## [Exercise requirements]
Go through the records and show each line where the word "this" occurs.

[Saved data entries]
[start]

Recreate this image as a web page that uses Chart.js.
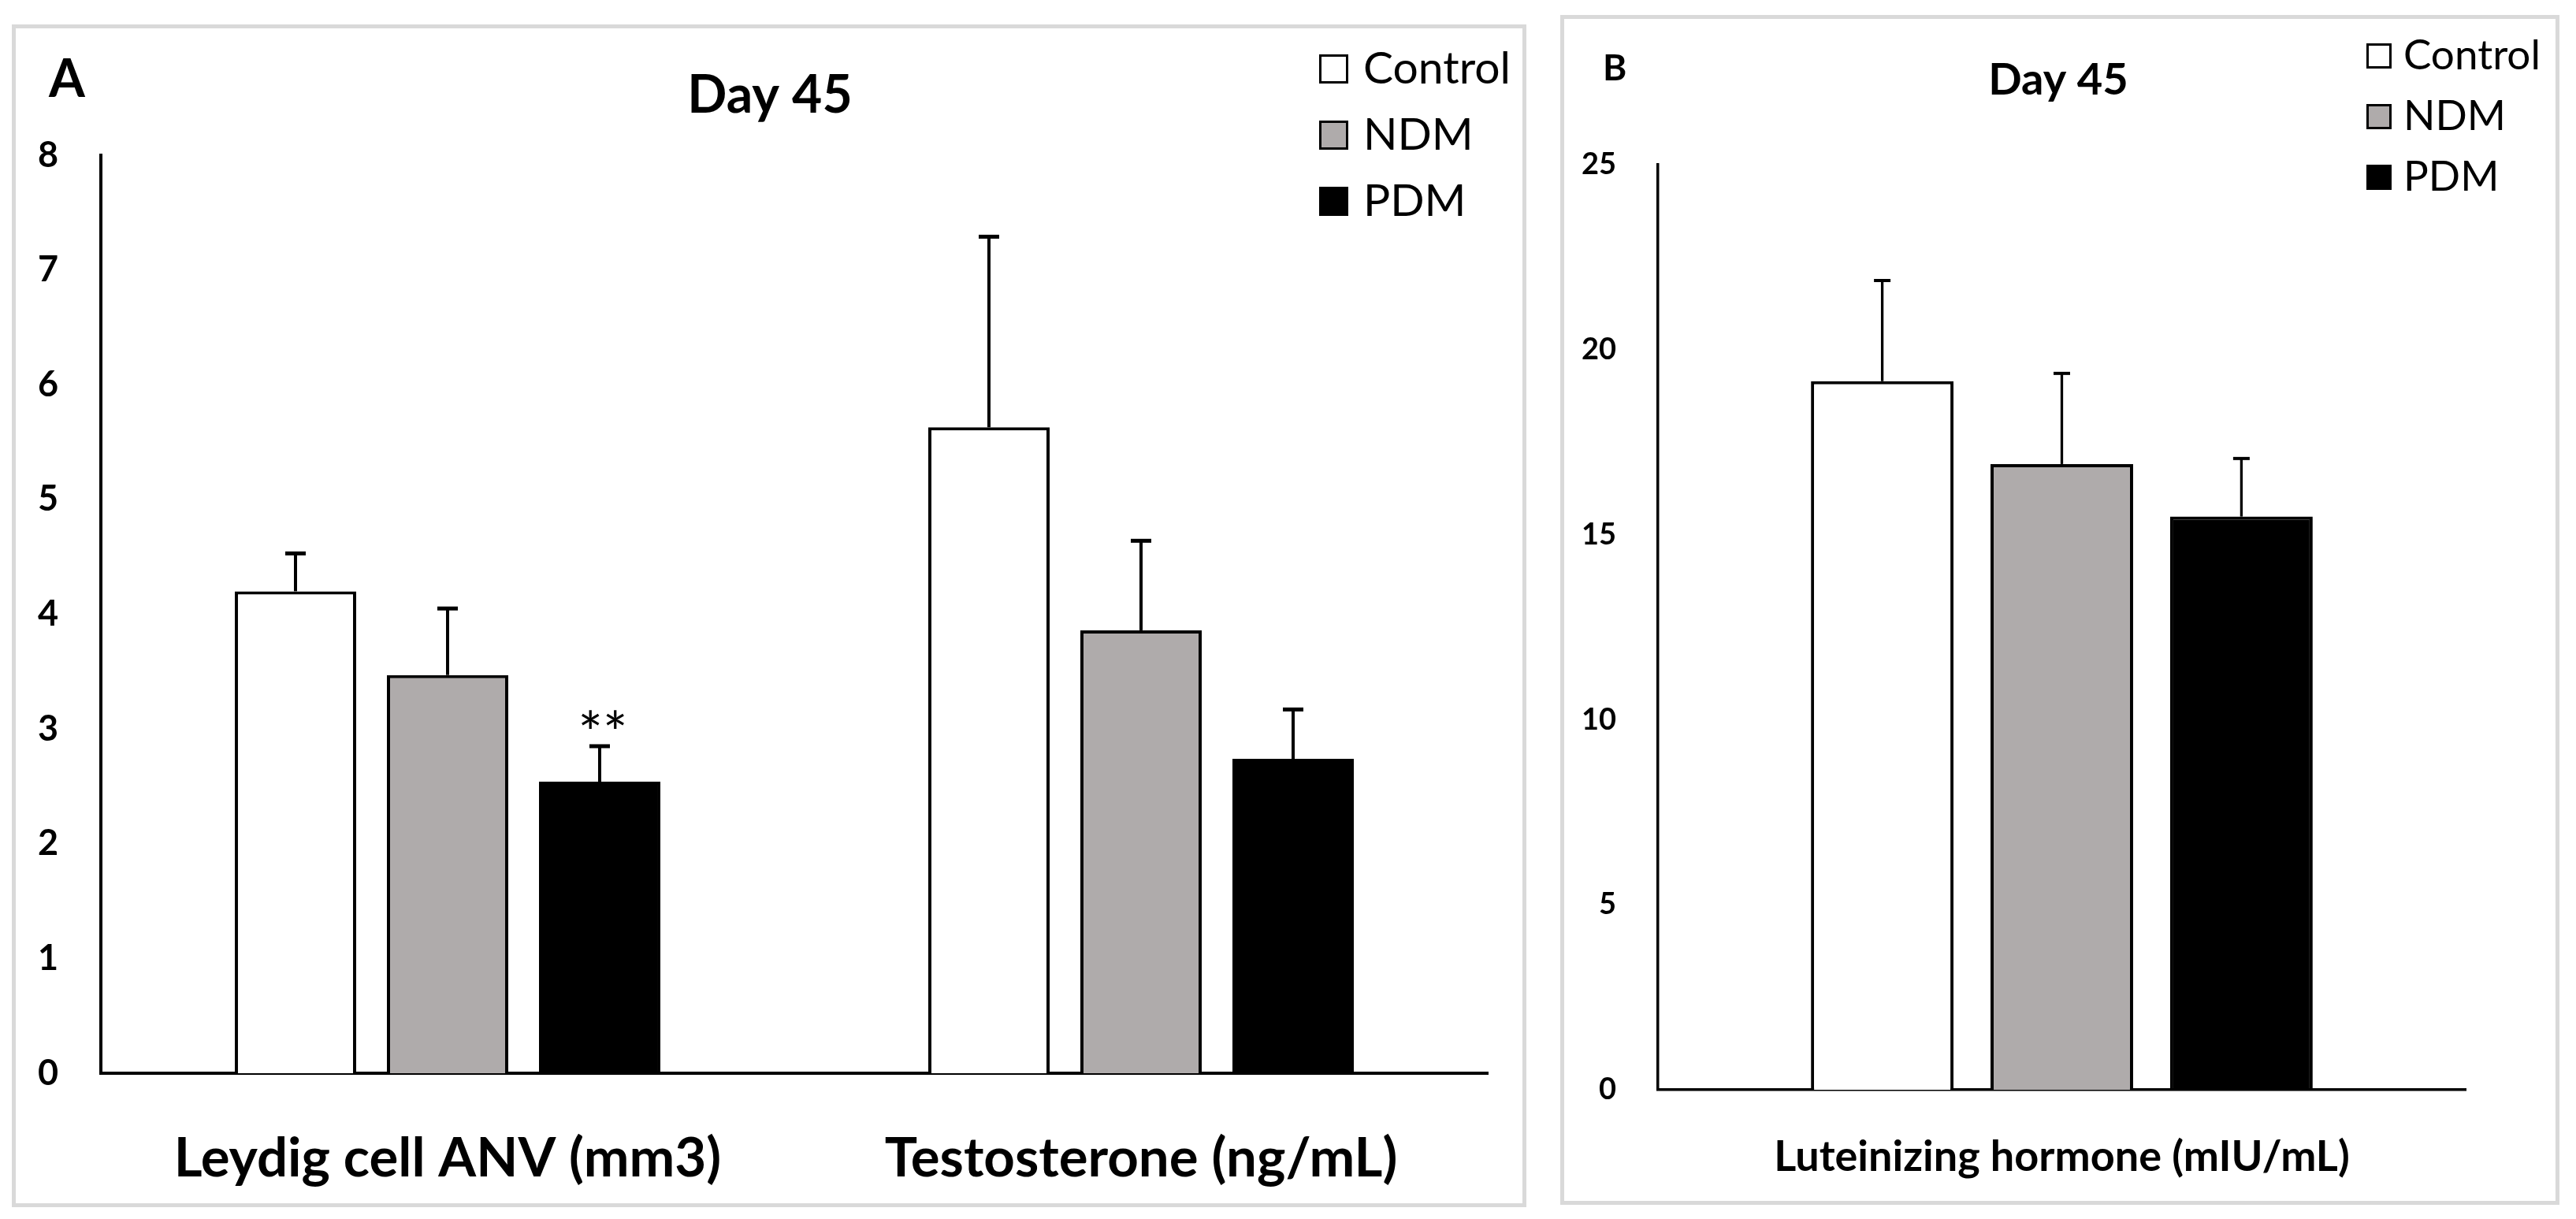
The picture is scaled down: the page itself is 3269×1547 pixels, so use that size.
<!DOCTYPE html>
<html><head><meta charset="utf-8">
<script src="https://cdn.jsdelivr.net/npm/chart.js@4.4.1/dist/chart.umd.min.js"></script>
<style>
html,body{margin:0;padding:0;background:#fff;width:3269px;height:1547px;overflow:hidden;position:relative}
.frame{position:absolute;box-sizing:border-box;border:5px solid #d9d9d9}
canvas{position:absolute}
</style></head><body>
<div class="frame" style="left:15px;top:31px;width:1922px;height:1501px"></div>
<div class="frame" style="left:1980px;top:19px;width:1268px;height:1510px"></div>
<canvas id="cA" width="1918" height="1497" style="left:17px;top:33px;width:1918px;height:1497px"></canvas>
<canvas id="cB" width="1263" height="1505" style="left:1982px;top:21px;width:1263px;height:1505px"></canvas>
<script>
// ---- data ----
const seriesNames = ["Control", "NDM", "PDM"];
const seriesColors = ["#FFFFFF", "#AFABAB", "#000000"];

const categoriesA = ["Leydig cell ANV (mm3)", "Testosterone (ng/mL)"];
const controlA = [4.20, 5.63];
const ndmA = [3.47, 3.86];
const pdmA = [2.54, 2.74];
const errControlA = [0.33, 1.66];
const errNdmA = [0.58, 0.78];
const errPdmA = [0.31, 0.43];
const sigPdmA = ["**", ""];
const yTicksA = {min: 0, max: 8, step: 1};

const categoriesB = ["Luteinizing hormone (mIU/mL)"];
const controlB = [19.15];
const ndmB = [16.91];
const pdmB = [15.49];
const errControlB = [2.72];
const errNdmB = [2.45];
const errPdmB = [1.57];
const yTicksB = {min: 0, max: 25, step: 5};

const FONT = "Lato, 'Open Sans', sans-serif";

const decor = {
  id: 'decor',
  afterDatasetsDraw(chart, args, o) {
    const ctx = chart.ctx, ys = chart.scales.y;
    chart.data.datasets.forEach((ds, di) => {
      const meta = chart.getDatasetMeta(di);
      meta.data.forEach((bar, i) => {
        const v = ds.data[i], e = ds.errors[i];
        const yTop = ys.getPixelForValue(v + e), yBar = ys.getPixelForValue(v);
        ctx.save();
        ctx.strokeStyle = '#000';
        ctx.lineWidth = o.errLine;
        ctx.beginPath(); ctx.moveTo(bar.x, yBar); ctx.lineTo(bar.x, yTop); ctx.stroke();
        ctx.lineWidth = o.capLine;
        ctx.beginPath(); ctx.moveTo(bar.x - o.capHalf, yTop); ctx.lineTo(bar.x + o.capHalf, yTop); ctx.stroke();
        const s = ds.sig && ds.sig[i];
        if (s) {
          ctx.fillStyle = '#000';
          ctx.font = o.sigFont;
          ctx.textAlign = 'center';
          ctx.textBaseline = 'alphabetic';
          ctx.fillText(s, bar.x + o.sigDx, yTop + o.sigDy);
        }
        ctx.restore();
      });
    });
  },
  afterDraw(chart, args, o) {
    const ctx = chart.ctx;
    ctx.save();
    ctx.fillStyle = '#000';
    ctx.textBaseline = 'alphabetic';
    ctx.font = o.letterFont; ctx.textAlign = 'left';
    ctx.fillText(o.letter, o.letterX, o.letterY);
    ctx.font = o.titleFont; ctx.textAlign = 'center';
    ctx.fillText(o.title, o.titleX, o.titleY);
    // legend
    chart.data.datasets.forEach((ds, di) => {
      const y = o.legY + di * o.legRow;
      ctx.fillStyle = ds.backgroundColor;
      ctx.fillRect(o.legX, y, o.legBox, o.legBox);
      ctx.strokeStyle = '#000'; ctx.lineWidth = o.legLine;
      ctx.strokeRect(o.legX + o.legLine / 2, y + o.legLine / 2, o.legBox - o.legLine, o.legBox - o.legLine);
      ctx.fillStyle = '#000';
      ctx.font = o.legFont; ctx.textAlign = 'left'; ctx.textBaseline = 'middle';
      ctx.fillText(ds.label, o.legTextX, y + o.legBox / 2);
    });
    ctx.restore();
  }
};

function makeChart(id, cats, vals, errs, sigs, yt, cfg) {
  const datasets = seriesNames.map((n, i) => ({
    label: n,
    data: vals[i],
    errors: errs[i],
    sig: sigs[i],
    backgroundColor: seriesColors[i],
    borderColor: '#000',
    borderWidth: cfg.barBorder,
    categoryPercentage: cfg.catPct,
    barPercentage: cfg.barPct
  }));
  return new Chart(document.getElementById(id), {
    type: 'bar',
    data: {labels: cats, datasets},
    options: {
      responsive: false, animation: false, devicePixelRatio: 1,
      layout: {padding: cfg.padding},
      plugins: {legend: {display: false}, tooltip: {enabled: false}, title: {display: false}, decor: cfg.decor},
      scales: {
        x: {
          grid: {display: false},
          border: {display: true, color: '#000', width: cfg.axisWidth},
          ticks: {color: '#000', font: {family: FONT, weight: 'bold', size: cfg.xFont}, padding: cfg.xPad, maxRotation: 0, autoSkip: false},
          afterFit: s => { s.height = cfg.xH; }
        },
        y: {
          min: yt.min, max: yt.max,
          grid: {display: false},
          border: {display: true, color: '#000', width: cfg.axisWidth},
          ticks: {stepSize: yt.step, color: '#000', font: {family: FONT, weight: 'bold', size: cfg.yFont}, padding: cfg.yPad},
          afterFit: s => { s.width = cfg.yW; }
        }
      }
    },
    plugins: [decor]
  });
}

makeChart('cA', categoriesA, [controlA, ndmA, pdmA], [errControlA, errNdmA, errPdmA], [null, null, sigPdmA], yTicksA, {
  barBorder: 4, catPct: 0.658, barPct: 0.798, axisWidth: 4,
  padding: {left: 11, right: 47, top: 164, bottom: 18},
  xFont: 69, xPad: 59, xH: 150, yFont: 45, yPad: 46, yW: 100,
  decor: {
    errLine: 4, capLine: 5, capHalf: 13, sigFont: "74px " + FONT, sigDx: 4, sigDy: 10,
    letter: 'A', letterFont: "bold 66px " + FONT, letterX: 45, letterY: 90,
    title: 'Day 45', titleFont: "bold 66px " + FONT, titleX: 960, titleY: 110,
    legX: 1657, legY: 36, legRow: 84, legBox: 37, legLine: 3, legTextX: 1713, legFont: "57px " + FONT
  }
});

makeChart('cB', categoriesB, [controlB, ndmB, pdmB], [errControlB, errNdmB, errPdmB], [null, null, null], yTicksB, {
  barBorder: 4, catPct: 0.667, barPct: 0.794, axisWidth: 3.5,
  padding: {left: 22, right: 116, top: 188, bottom: 13},
  xFont: 54, xPad: 45, xH: 130, yFont: 38, yPad: 45, yW: 100,
  decor: {
    errLine: 3.3, capLine: 4, capHalf: 10.5, sigFont: "56px " + FONT, sigDx: 0, sigDy: 8,
    letter: 'B', letterFont: "bold 46px " + FONT, letterX: 52, letterY: 81,
    title: 'Day 45', titleFont: "bold 56px " + FONT, titleX: 630, titleY: 99,
    legX: 1021, legY: 34, legRow: 77, legBox: 32, legLine: 3, legTextX: 1068, legFont: "53px " + FONT
  }
});
</script>
</body></html>
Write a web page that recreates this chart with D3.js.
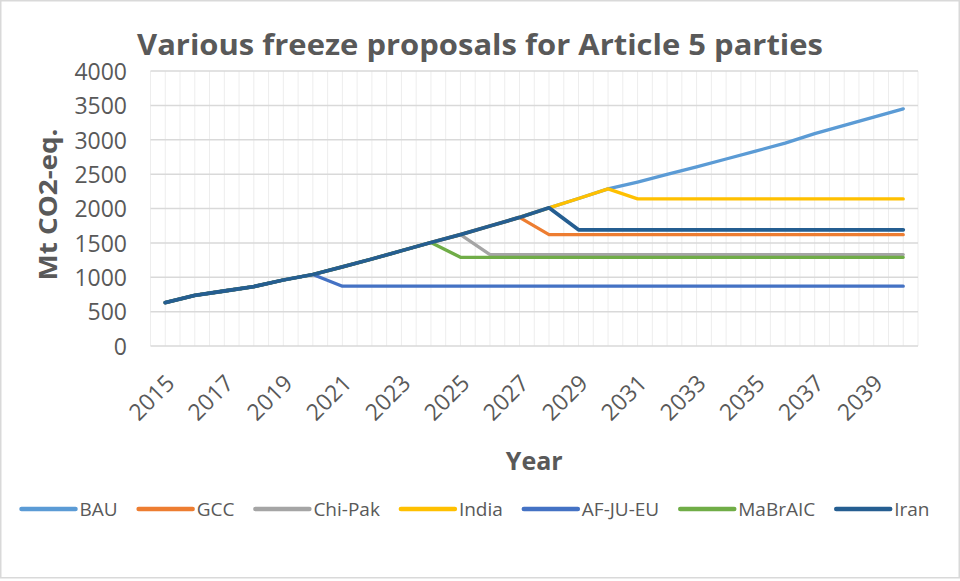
<!DOCTYPE html>
<html>
<head>
<meta charset="utf-8">
<script src="https://cdn.jsdelivr.net/npm/d3@7"></script>
<style>
  html, body { margin: 0; padding: 0; background: #fff; }
  svg { display: block; }
  text { font-family: "Open Sans", "Liberation Sans", sans-serif; fill: #595959; }
</style>
</head>
<body>
<svg id="chart" width="960" height="581"></svg>
<script>
// Emissions scenarios, Mt CO2-eq. per year
const years = [2015, 2016, 2017, 2018, 2019, 2020, 2021, 2022, 2023, 2024, 2025, 2026, 2027,
               2028, 2029, 2030, 2031, 2032, 2033, 2034, 2035, 2036, 2037, 2038, 2039, 2040];

const bau     = [630, 735, 800, 865, 960, 1040, 1150, 1265, 1385, 1505, 1620, 1745, 1870,
                 2010, 2145, 2285, 2385, 2495, 2605, 2720, 2835, 2950, 3090, 3210, 3330, 3450];
const gcc     = [630, 735, 800, 865, 960, 1040, 1150, 1265, 1385, 1505, 1620, 1745, 1870,
                 1620, 1620, 1620, 1620, 1620, 1620, 1620, 1620, 1620, 1620, 1620, 1620, 1620];
const chiPak  = [630, 735, 800, 865, 960, 1040, 1150, 1265, 1385, 1505, 1620, 1330, 1330,
                 1330, 1330, 1330, 1330, 1330, 1330, 1330, 1330, 1330, 1330, 1330, 1330, 1330];
const india   = [630, 735, 800, 865, 960, 1040, 1150, 1265, 1385, 1505, 1620, 1745, 1870,
                 2010, 2145, 2285, 2140, 2140, 2140, 2140, 2140, 2140, 2140, 2140, 2140, 2140];
const afJuEu  = [630, 735, 800, 865, 960, 1040, 870, 870, 870, 870, 870, 870, 870,
                 870, 870, 870, 870, 870, 870, 870, 870, 870, 870, 870, 870, 870];
const maBrAIC = [630, 735, 800, 865, 960, 1040, 1150, 1265, 1385, 1505, 1290, 1290, 1290,
                 1290, 1290, 1290, 1290, 1290, 1290, 1290, 1290, 1290, 1290, 1290, 1290, 1290];
const iran    = [630, 735, 800, 865, 960, 1040, 1150, 1265, 1385, 1505, 1620, 1745, 1870,
                 2010, 1690, 1690, 1690, 1690, 1690, 1690, 1690, 1690, 1690, 1690, 1690, 1690];

const seriesNames  = ["BAU", "GCC", "Chi-Pak", "India", "AF-JU-EU", "MaBrAIC", "Iran"];
const seriesValues = [bau, gcc, chiPak, india, afJuEu, maBrAIC, iran];
const seriesColors = ["#5B9BD5", "#ED7D31", "#A5A5A5", "#FFC000", "#4472C4", "#70AD47", "#255E91"];

const yTicks = [0, 500, 1000, 1500, 2000, 2500, 3000, 3500, 4000];
const xTickYears = years.filter((d, i) => i % 2 === 0 && d < 2040);

const titleText = "Various freeze proposals for Article 5 parties";
const yTitle = "Mt CO2-eq.";
const xTitle = "Year";

// ---- layout ----
const W = 960, H = 581;
const plot = { left: 150.5, right: 918, top: 71, bottom: 346 };

const svg = d3.select("#chart");

// outer chart border
svg.append("rect")
  .attr("x", 0.75).attr("y", 0.75)
  .attr("width", W - 1.5).attr("height", H - 4)
  .attr("fill", "#fff").attr("stroke", "#d9d9d9").attr("stroke-width", 1.5);

const x = d3.scaleBand().domain(years).range([plot.left, plot.right]);
const xc = d => x(d) + x.bandwidth() / 2;
const y = d3.scaleLinear().domain([0, 4000]).range([plot.bottom, plot.top]);

// vertical gridlines at every category edge and centre
const vLines = [];
years.forEach(d => { vLines.push(x(d)); vLines.push(xc(d)); });
vLines.push(plot.right);
svg.append("g").selectAll("line").data(vLines).join("line")
  .attr("x1", d => d).attr("x2", d => d)
  .attr("y1", plot.top).attr("y2", plot.bottom)
  .attr("stroke", "#ededed").attr("stroke-width", 1);

// horizontal gridlines
svg.append("g").selectAll("line").data(yTicks).join("line")
  .attr("x1", plot.left).attr("x2", plot.right)
  .attr("y1", d => y(d)).attr("y2", d => y(d))
  .attr("stroke", "#d9d9d9").attr("stroke-width", 1.5);

// y axis labels
const yAxis = d3.axisLeft(y).tickValues(yTicks).tickFormat(d3.format("d")).tickSize(0).tickPadding(0);
const gy = svg.append("g").attr("transform", `translate(127,0)`).call(yAxis);
gy.select(".domain").remove();
gy.selectAll("text")
  .style("font-family", '"Open Sans", sans-serif')
  .style("font-size", "23px")
  .attr("fill", "#595959")
  .attr("dy", "0.36em");

// x axis labels (every second year, rotated)
const xAxis = d3.axisBottom(x).tickValues(xTickYears).tickFormat(d3.format("d")).tickSize(0).tickPadding(0);
const gx = svg.append("g").attr("transform", `translate(0,${plot.bottom})`).call(xAxis);
gx.select(".domain").remove();
gx.selectAll("text")
  .style("font-family", '"Open Sans", sans-serif')
  .style("font-size", "23px")
  .attr("fill", "#595959")
  .attr("text-anchor", "end")
  .attr("y", 0).attr("dy", "0.35em")
  .attr("transform", "translate(5,33) rotate(-45)");

// series lines
const line = d3.line()
  .x((d, i) => xc(years[i]))
  .y(d => y(d));

svg.append("g").selectAll("path")
  .data(seriesValues.map((v, i) => ({ v, c: seriesColors[i], name: seriesNames[i] })))
  .join("path")
  .attr("d", d => line(d.v))
  .attr("fill", "none")
  .attr("stroke", d => d.c)
  .attr("stroke-width", d => d.name === "Iran" ? 3.8 : 3.3)
  .attr("stroke-linejoin", "round")
  .attr("stroke-linecap", "round");

// title
svg.append("text")
  .attr("x", 480).attr("y", 55)
  .attr("text-anchor", "middle")
  .attr("textLength", 686).attr("lengthAdjust", "spacingAndGlyphs")
  .style("font-size", "29px").style("font-weight", "bold")
  .text(titleText);

// axis titles
svg.append("text")
  .attr("transform", `translate(57,${(plot.top + plot.bottom) / 2 - 4}) rotate(-90)`)
  .attr("text-anchor", "middle")
  .attr("textLength", 152).attr("lengthAdjust", "spacingAndGlyphs")
  .style("font-size", "25px").style("font-weight", "bold")
  .text(yTitle);

svg.append("text")
  .attr("x", (plot.left + plot.right) / 2).attr("y", 470)
  .attr("text-anchor", "middle")
  .style("font-size", "25px").style("font-weight", "bold")
  .text(xTitle);

// legend
const legendY = 509, sampleLen = 54, sampleGap = 4, itemGap = 21;
const lg = svg.append("g");
const items = seriesNames.map((name, i) => {
  const g = lg.append("g");
  g.append("line")
    .attr("x1", 0).attr("x2", sampleLen)
    .attr("y1", 0).attr("y2", 0)
    .attr("stroke", seriesColors[i]).attr("stroke-width", 4.5)
    .attr("stroke-linecap", "round");
  const t = g.append("text")
    .attr("x", sampleLen + sampleGap)
    .attr("dy", "0.36em")
    .style("font-size", "19px")
    .text(name);
  const w = t.node().getComputedTextLength();
  return { g, w: sampleLen + sampleGap + w };
});
const total = d3.sum(items, d => d.w) + itemGap * (items.length - 1);
let cx = 475.5 - total / 2;
items.forEach(it => {
  it.g.attr("transform", `translate(${cx},${legendY})`);
  cx += it.w + itemGap;
});
</script>
</body>
</html>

[end]

## [Reply to the exercise]
Recreate this image as a web page that uses Chart.js.
Write a web page that recreates this chart with D3.js.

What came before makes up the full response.